## Start Dataset extract

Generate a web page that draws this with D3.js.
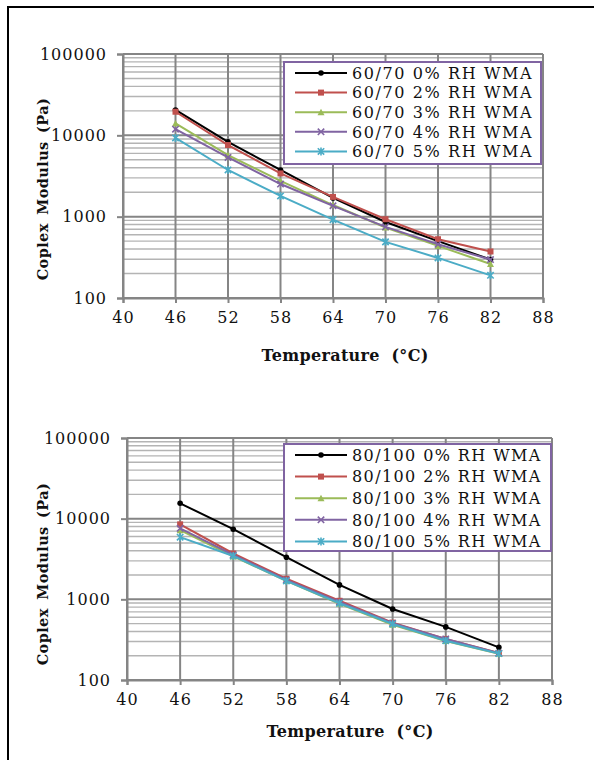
<!DOCTYPE html>
<html>
<head>
<meta charset="utf-8">
<script src="https://cdn.jsdelivr.net/npm/d3@7"></script>
<style>
  html, body { margin: 0; padding: 0; background: #fff; }
  svg { display: block; }
  text { font-family: "DejaVu Serif", "Liberation Serif", serif; fill: #111; }
</style>
</head>
<body>
<svg id="chart" width="594" height="760"></svg>
<script>
// Test temperatures (°C)
const temperatures = [46, 52, 58, 64, 70, 76, 82];
const xTicks = [40, 46, 52, 58, 64, 70, 76, 82, 88];
const yTicks = [100, 1000, 10000, 100000];
const rhLevels = ["0%", "2%", "3%", "4%", "5%"];

// Complex modulus (Pa), 60/70 binder
const g6070_0 = [20500, 8300, 3750, 1700, 860, 500, 297];
const g6070_2 = [19500, 7600, 3400, 1750, 930, 528, 373];
const g6070_3 = [14000, 5700, 2750, 1390, 736, 437, 262];
const g6070_4 = [11900, 5350, 2520, 1360, 750, 458, 297];
const g6070_5 = [9300, 3750, 1800, 920, 490, 311, 190];

// Complex modulus (Pa), 80/100 binder
const g80100_0 = [15500, 7400, 3330, 1510, 760, 455, 254];
const g80100_2 = [8500, 3700, 1800, 960, 514, 323, 216];
const g80100_3 = [7200, 3400, 1700, 880, 485, 305, 212];
const g80100_4 = [7600, 3550, 1740, 928, 505, 323, 215];
const g80100_5 = [5900, 3450, 1690, 895, 495, 307, 213];

const colors = ["#000000", "#C0504D", "#9BBB59", "#8064A2", "#4BACC6"];
const markers = ["dot", "square", "triangle", "cross", "star"];

const svg = d3.select("#chart");

// page frame
svg.append("path")
  .attr("d", "M8,760 L8,7 L594,7")
  .attr("fill", "none").attr("stroke", "#000").attr("stroke-width", 2);

function drawMarker(g, type, color) {
  if (type === "dot") {
    g.append("circle").attr("r", 2.8).attr("fill", color);
  } else if (type === "square") {
    g.append("rect").attr("x", -3).attr("y", -3).attr("width", 6).attr("height", 6).attr("fill", color);
  } else if (type === "triangle") {
    g.append("path").attr("d", "M0,-3.5 L3.5,3 L-3.5,3 Z").attr("fill", color);
  } else if (type === "cross") {
    g.append("path").attr("d", "M-3.2,-3.2 L3.2,3.2 M-3.2,3.2 L3.2,-3.2")
      .attr("stroke", color).attr("stroke-width", 1.6);
  } else {
    g.append("path").attr("d", "M-3.2,-3.2 L3.2,3.2 M-3.2,3.2 L3.2,-3.2 M0,-4 L0,4")
      .attr("stroke", color).attr("stroke-width", 1.6);
  }
}

function drawChart(cfg) {
  const x = d3.scaleLinear().domain([40, 88]).range([cfg.left, cfg.right]);
  const y = d3.scaleLog().domain([100, 100000]).range([cfg.bottom, cfg.top]);
  const g = svg.append("g");

  // minor horizontal grid
  const minor = [];
  for (let d = 100; d < 100000; d *= 10) for (let k = 2; k <= 9; k++) minor.push(d * k);
  g.append("g").selectAll("line").data(minor).join("line")
    .attr("x1", cfg.left).attr("x2", cfg.right)
    .attr("y1", d => y(d)).attr("y2", d => y(d))
    .attr("stroke", "#b4b4b4").attr("stroke-width", 1.4);

  // major grid
  g.append("g").selectAll("line").data(yTicks).join("line")
    .attr("x1", cfg.left).attr("x2", cfg.right)
    .attr("y1", d => y(d)).attr("y2", d => y(d))
    .attr("stroke", "#858585").attr("stroke-width", 2);
  g.append("g").selectAll("line").data(xTicks).join("line")
    .attr("x1", d => x(d)).attr("x2", d => x(d))
    .attr("y1", cfg.top).attr("y2", cfg.bottom)
    .attr("stroke", "#858585").attr("stroke-width", 2);

  // axes
  const yAxis = g.append("g").attr("transform", `translate(${cfg.left},0)`)
    .call(d3.axisLeft(y).tickValues(yTicks).tickFormat(d3.format("d")).tickSize(6).tickPadding(10));
  const xAxis = g.append("g").attr("transform", `translate(0,${cfg.bottom})`)
    .call(d3.axisBottom(x).tickValues(xTicks).tickFormat(d3.format("d")).tickSize(5).tickPadding(9));
  [yAxis, xAxis].forEach(a => {
    a.select(".domain").attr("stroke", "#858585").attr("stroke-width", 2);
    a.selectAll(".tick line").attr("stroke", "#858585").attr("stroke-width", 2);
    a.selectAll(".tick text").attr("font-family", "DejaVu Serif").attr("font-size", 16)
      .attr("letter-spacing", 1).attr("fill", "#111");
  });

  // series
  const line = d3.line().x((d, i) => x(temperatures[i])).y(d => y(d));
  cfg.series.forEach((vals, s) => {
    g.append("path").datum(vals).attr("d", line)
      .attr("fill", "none").attr("stroke", colors[s]).attr("stroke-width", 2);
    vals.forEach((v, i) => {
      const m = g.append("g").attr("transform", `translate(${x(temperatures[i])},${y(v)})`);
      drawMarker(m, markers[s], colors[s]);
    });
  });

  // legend
  const lg = g.append("g");
  lg.append("rect")
    .attr("x", cfg.legend.x).attr("y", cfg.legend.y)
    .attr("width", cfg.legend.w).attr("height", cfg.legend.h)
    .attr("fill", "#fff").attr("stroke", "#8064A2").attr("stroke-width", 2);
  rhLevels.forEach((rh, s) => {
    const cy = cfg.legend.y + cfg.legend.first + s * cfg.legend.step;
    const lx = cfg.legend.x + 11;
    lg.append("line").attr("x1", lx).attr("x2", lx + 52).attr("y1", cy).attr("y2", cy)
      .attr("stroke", colors[s]).attr("stroke-width", 2);
    drawMarker(lg.append("g").attr("transform", `translate(${lx + 26},${cy})`), markers[s], colors[s]);
    lg.append("text").attr("x", lx + 57).attr("y", cy).attr("dy", "0.36em")
      .attr("font-size", 16).attr("letter-spacing", cfg.legend.ls)
      .text(`${cfg.binder} ${rh} RH WMA`);
  });

  // axis titles
  svg.append("text")
    .attr("transform", `translate(${cfg.yTitleX},${cfg.yTitleY}) rotate(-90)`)
    .attr("text-anchor", "middle").attr("dy", "0.35em")
    .attr("font-size", 14.5).attr("font-weight", "bold")
    .attr("letter-spacing", 0.4).attr("word-spacing", 3)
    .text("Coplex Modulus (Pa)");
  svg.append("text")
    .attr("x", cfg.xTitleX).attr("y", cfg.xTitleY).attr("dy", "0.35em")
    .attr("text-anchor", "middle").attr("font-size", 16).attr("font-weight", "bold")
    .attr("letter-spacing", 0.3)
    .attr("xml:space", "preserve").style("white-space", "pre")
    .text("Temperature  (°C)");
}

drawChart({
  binder: "60/70",
  left: 123, right: 543, top: 54, bottom: 298,
  series: [g6070_0, g6070_2, g6070_3, g6070_4, g6070_5],
  legend: { x: 284, y: 62, w: 257, h: 102, first: 11, step: 19.6, ls: 1.6 },
  yTitleX: 43, yTitleY: 189, xTitleX: 345, xTitleY: 355
});

drawChart({
  binder: "80/100",
  left: 127, right: 552, top: 438, bottom: 680,
  series: [g80100_0, g80100_2, g80100_3, g80100_4, g80100_5],
  legend: { x: 284, y: 444, w: 267, h: 107, first: 11, step: 21.6, ls: 1.4 },
  yTitleX: 43, yTitleY: 574, xTitleX: 350, xTitleY: 731
});
</script>
</body>
</html>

## End Dataset extract

Where a line above includes "page", copy that line.

Generate a web page that draws this with D3.js.
// page frame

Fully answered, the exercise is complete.